**TASK DESCRIPTION**
Which lines include the word "size"? Copy each of them.

**INFORMATION SUPPLIED**

● ● ● ● ● ● ●

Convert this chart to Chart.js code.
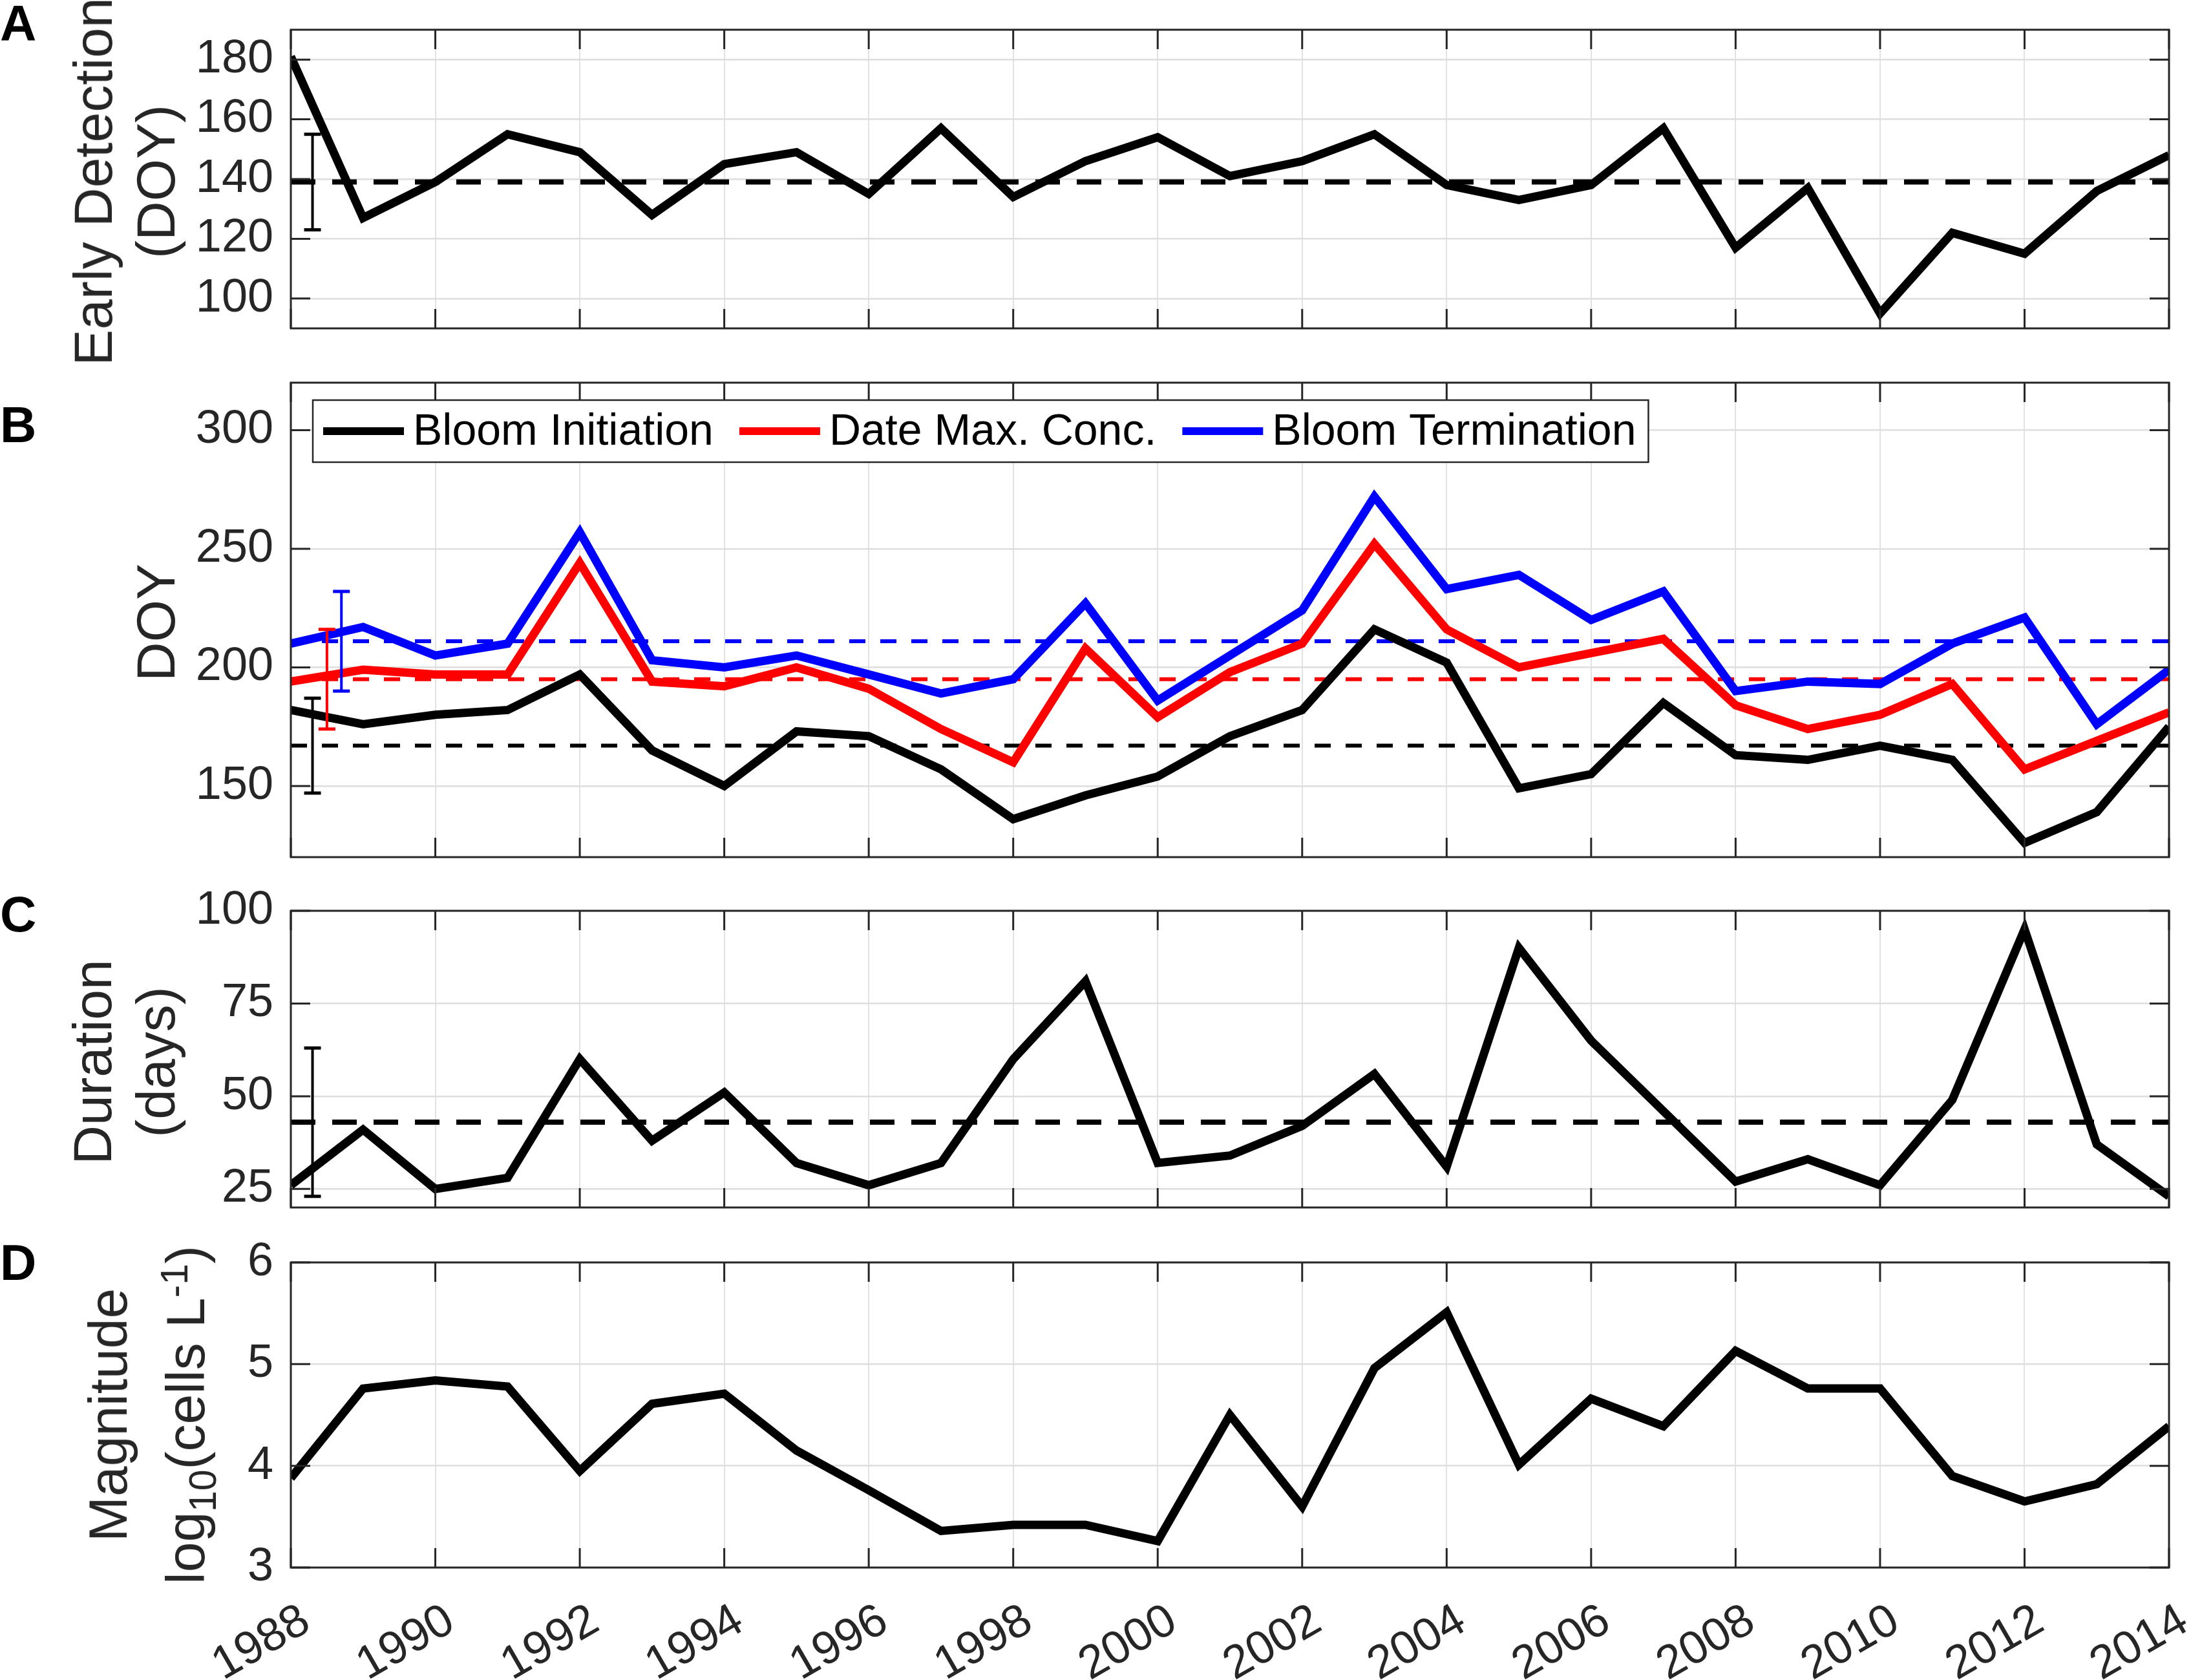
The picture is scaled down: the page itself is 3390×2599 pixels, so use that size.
<!DOCTYPE html>
<html lang="en">
<head>
  <meta charset="UTF-8">
  <title>Bloom timing, duration and magnitude 1988–2014</title>
  <script src="https://cdn.jsdelivr.net/npm/chart.js@4"></script>
  <style>
    html, body { margin: 0; padding: 0; background: #fff; }
    .page { position: relative; width: 3390px; height: 2599px; overflow: hidden;
            font-family: "Liberation Sans", Arial, sans-serif; }
    canvas { position: absolute; left: 0; }
    .ylab { position: absolute; transform: translate(-50%, -50%) rotate(-90deg);
            font-size: 84px; line-height: 1; color: #262626; white-space: nowrap; }
    .letter { position: absolute; left: 0; font-size: 78px; font-weight: bold; line-height: 1; color: #000; }
    .sub { font-size: 0.7em; position: relative; top: 0.3em; }
    .sup { font-size: 0.7em; position: relative; top: -0.45em; }
  </style>
</head>
<body>
  <div class="page">
    <canvas id="chartA"></canvas>
    <canvas id="chartB"></canvas>
    <canvas id="chartC"></canvas>
    <canvas id="chartD"></canvas>

    <div class="letter" style="top:-3px">A</div>
    <div class="letter" style="top:618px">B</div>
    <div class="letter" style="top:1375px">C</div>
    <div class="letter" style="top:1914px">D</div>

    <div class="ylab" style="left:144px; top:281px">Early Detection</div>
    <div class="ylab" style="left:241px; top:281px">(DOY)</div>
    <div class="ylab" style="left:241px; top:963px">DOY</div>
    <div class="ylab" style="left:143px; top:1643px">Duration</div>
    <div class="ylab" style="left:241px; top:1643px">(days)</div>
    <div class="ylab" style="left:167px; top:2189px">Magnitude</div>
    <div class="ylab" style="left:287px; top:2189px">log<span class="sub">10</span>(cells L<span class="sup">-1</span>)</div>
  </div>

  <script>
    // ---- data ----
    const years = [1988, 1989, 1990, 1991, 1992, 1993, 1994, 1995, 1996, 1997, 1998, 1999, 2000,
                   2001, 2002, 2003, 2004, 2005, 2006, 2007, 2008, 2009, 2010, 2011, 2012, 2013, 2014];
    const yearTicks = [1988, 1990, 1992, 1994, 1996, 1998, 2000, 2002, 2004, 2006, 2008, 2010, 2012, 2014];

    // A: early detection (DOY)
    const earlyDetection = [181, 127, 139, 155, 149, 128, 145, 149, 135, 157, 134, 146, 154,
                            141, 146, 155, 138, 133, 138, 157, 117, 137, 95, 122, 115, 136, 148];
    const earlyMean = 139;
    const earlyErr = [123, 155];
    const earlyTicks = [100, 120, 140, 160, 180];

    // B: bloom initiation / date of max concentration / termination (DOY)
    const bloomInitiation = [182, 176, 180, 182, 197, 165, 150, 173, 171, 157, 136, 146, 154,
                             171, 182, 216, 202, 149, 155, 185, 163, 161, 167, 161, 126, 139, 175];
    const dateMaxConc = [194, 199, 197, 197, 244, 194, 192, 200, 191, 174, 160, 208, 179,
                         198, 210, 252, 216, 200, 206, 212, 184, 174, 180, 193, 157, 169, 181];
    const bloomTermination = [210, 217, 205, 210, 257, 203, 200, 205, 197, 189, 195, 227, 186,
                              205, 224, 272, 233, 239, 220, 232, 190, 194, 193, 210, 221, 176, 199];
    const initMean = 167, maxMean = 195, termMean = 211;
    const initErr = [147, 187], maxErr = [174, 216], termErr = [190, 232];
    const doyTicks = [150, 200, 250, 300];

    // C: duration (days)
    const duration = [26, 41, 25, 28, 60, 38, 51, 32, 26, 32, 60, 81, 32,
                      34, 42, 56, 31, 90, 65, 46, 27, 33, 26, 49, 95, 37, 23];
    const durationMean = 43;
    const durationErr = [23, 63];
    const durationTicks = [25, 50, 75, 100];

    // D: magnitude, log10(cells L-1)
    const magnitude = [3.88, 4.76, 4.84, 4.78, 3.95, 4.61, 4.71, 4.15, 3.76, 3.36, 3.42, 3.42, 3.26,
                       4.50, 3.60, 4.96, 5.51, 4.01, 4.66, 4.39, 5.13, 4.76, 4.76, 3.90, 3.65, 3.82, 4.39];
    const magTicks = [3, 4, 5, 6];

    const errX = [1988.3, 1988.5, 1988.7];

    // ---- helpers ----
    const FONT = "Liberation Sans";
    const AXIS = "#262626";
    const pts = vals => vals.map((v, i) => ({ x: years[i], y: v }));
    const meanPts = m => [{ x: years[0], y: m }, { x: years[years.length - 1], y: m }];
    const errPts = (x, r) => [{ x: x, y: r[0] }, { x: x, y: r[1] }];

    function series(label, vals, color, order) {
      return { label, data: pts(vals), borderColor: color, backgroundColor: color,
               borderWidth: 13, pointRadius: 0, tension: 0, order };
    }
    function mean(m, color, width, dash) {
      return { label: "mean", data: meanPts(m), borderColor: color, borderWidth: width,
               borderDash: dash, pointRadius: 0, order: 10 };
    }
    function errBar(x, r, color) {
      return { label: "sd", data: errPts(x, r), borderColor: color, borderWidth: 4,
               pointStyle: "line", pointRadius: 13, pointBorderWidth: 5,
               pointBorderColor: color, order: 0 };
    }

    // box round the plot, inward ticks on all four sides, and a framed one-row legend
    const framePlugin = {
      id: "frame",
      afterDatasetsDraw(chart, args, opts) {
        const { ctx, chartArea: a, scales: { x, y } } = chart;
        ctx.save();
        ctx.strokeStyle = AXIS;
        ctx.lineWidth = 3;
        ctx.beginPath();
        x.ticks.forEach(t => {
          const px = x.getPixelForValue(t.value);
          ctx.moveTo(px, a.top); ctx.lineTo(px, a.top + 30);
          ctx.moveTo(px, a.bottom); ctx.lineTo(px, a.bottom - 30);
        });
        y.ticks.forEach(t => {
          const py = y.getPixelForValue(t.value);
          ctx.moveTo(a.left, py); ctx.lineTo(a.left + 30, py);
          ctx.moveTo(a.right, py); ctx.lineTo(a.right - 30, py);
        });
        ctx.stroke();
        ctx.strokeRect(a.left, a.top, a.right - a.left, a.bottom - a.top);

        if (opts.legend) {
          const items = chart.data.datasets.slice(0, 3);
          ctx.font = "68px " + FONT;
          ctx.textBaseline = "middle";
          const sample = 125, gapText = 14, gapItem = 40;
          const cy = a.top + 75;
          const x0 = a.left + 50;
          let total = 0;
          items.forEach((ds, i) => {
            total += sample + gapText + ctx.measureText(ds.label).width + (i < items.length - 1 ? gapItem : 0);
          });
          const l = x0 - 16, r = x0 + total + 19;
          ctx.fillStyle = "#fff";
          ctx.fillRect(l, cy - 48, r - l, 96);
          ctx.lineWidth = 2.5;
          ctx.strokeRect(l, cy - 48, r - l, 96);
          let cx = x0;
          items.forEach(ds => {
            ctx.beginPath();
            ctx.lineWidth = 12;
            ctx.lineCap = "butt";
            ctx.strokeStyle = ds.borderColor;
            ctx.moveTo(cx, cy); ctx.lineTo(cx + sample, cy);
            ctx.stroke();
            cx += sample + gapText;
            ctx.fillStyle = "#000";
            ctx.fillText(ds.label, cx, cy + 2);
            cx += ctx.measureText(ds.label).width + gapItem;
          });
        }
        ctx.restore();
      }
    };

    const PAD_TOP = 40, PAD_BOTTOM = 10, LEFT = 450, RIGHT = 3356, PAGE_W = 3390;

    function makePanel(id, p) {
      const canvas = document.getElementById(id);
      const xH = p.showX ? 2599 - p.bottom : 0;
      const h = p.bottom - p.top + PAD_TOP + (p.showX ? xH : PAD_BOTTOM);
      canvas.width = PAGE_W;
      canvas.height = h;
      canvas.style.top = (p.top - PAD_TOP) + "px";

      return new Chart(canvas.getContext("2d"), {
        type: "line",
        data: { datasets: p.datasets },
        options: {
          responsive: false,
          animation: false,
          devicePixelRatio: 1,
          events: [],
          layout: { padding: { top: PAD_TOP, bottom: p.showX ? 0 : PAD_BOTTOM, left: 0, right: PAGE_W - RIGHT } },
          scales: {
            x: {
              type: "linear", min: 1988, max: 2014,
              afterBuildTicks: s => { s.ticks = yearTicks.map(v => ({ value: v })); },
              afterFit: s => { s.height = xH; s.paddingLeft = 0; s.paddingRight = 0; },
              ticks: {
                display: !!p.showX, autoSkip: false, minRotation: 30, maxRotation: 30,
                padding: 40, labelOffset: 24, color: AXIS,
                font: { family: FONT, size: 72 },
                callback: v => String(v)
              },
              grid: { color: "#e2e2e2", lineWidth: 2, drawTicks: false },
              border: { display: false }
            },
            y: {
              min: p.yMin, max: p.yMax,
              afterBuildTicks: s => { s.ticks = p.yTicks.map(v => ({ value: v })); },
              afterFit: s => { s.width = LEFT; s.paddingTop = 0; s.paddingBottom = 0; },
              ticks: { padding: 27, color: AXIS, font: { family: FONT, size: 72 } },
              grid: { color: "#dedede", lineWidth: 2.5, drawTicks: false },
              border: { display: false }
            }
          },
          plugins: {
            tooltip: { enabled: false },
            legend: { display: false },
            frame: { legend: !!p.legend }
          }
        },
        plugins: [framePlugin]
      });
    }

    makePanel("chartA", {
      top: 46, bottom: 516, yMin: 90, yMax: 190, yTicks: earlyTicks,
      datasets: [
        series("Early Detection", earlyDetection, "#000000", 3),
        mean(earlyMean, "#000000", 8, [38, 26]),
        errBar(errX[0], earlyErr, "#000000")
      ]
    });

    makePanel("chartB", {
      top: 592, bottom: 1334, yMin: 120, yMax: 320, yTicks: doyTicks, legend: true,
      datasets: [
        series("Bloom Initiation", bloomInitiation, "#000000", 3),
        series("Date Max. Conc.", dateMaxConc, "#ff0000", 2),
        series("Bloom Termination", bloomTermination, "#0000ff", 1),
        mean(initMean, "#000000", 6, [25, 23]),
        mean(maxMean, "#ff0000", 6, [25, 23]),
        mean(termMean, "#0000ff", 6, [25, 23]),
        errBar(errX[0], initErr, "#000000"),
        errBar(errX[1], maxErr, "#ff0000"),
        errBar(errX[2], termErr, "#0000ff")
      ]
    });

    makePanel("chartC", {
      top: 1409, bottom: 1876, yMin: 20, yMax: 100, yTicks: durationTicks,
      datasets: [
        series("Duration", duration, "#000000", 3),
        mean(durationMean, "#000000", 8, [38, 26]),
        errBar(errX[0], durationErr, "#000000")
      ]
    });

    makePanel("chartD", {
      top: 1953, bottom: 2425, yMin: 3, yMax: 6, yTicks: magTicks, showX: true,
      datasets: [
        series("Magnitude", magnitude, "#000000", 3)
      ]
    });
  </script>
</body>
</html>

● ● ● ● ● ● ●

**FINAL ANSWER**
The picture is scaled down: the page itself is 3390×2599 pixels, so use that size.
            font-size: 84px; line-height: 1; color: #262626; white-space: nowrap; }
    .letter { position: absolute; left: 0; font-size: 78px; font-weight: bold; line-height: 1; color: #000; }
    .sub { font-size: 0.7em; position: relative; top: 0.3em; }
    .sup { font-size: 0.7em; position: relative; top: -0.45em; }
                font: { family: FONT, size: 72 },
              ticks: { padding: 27, color: AXIS, font: { family: FONT, size: 72 } },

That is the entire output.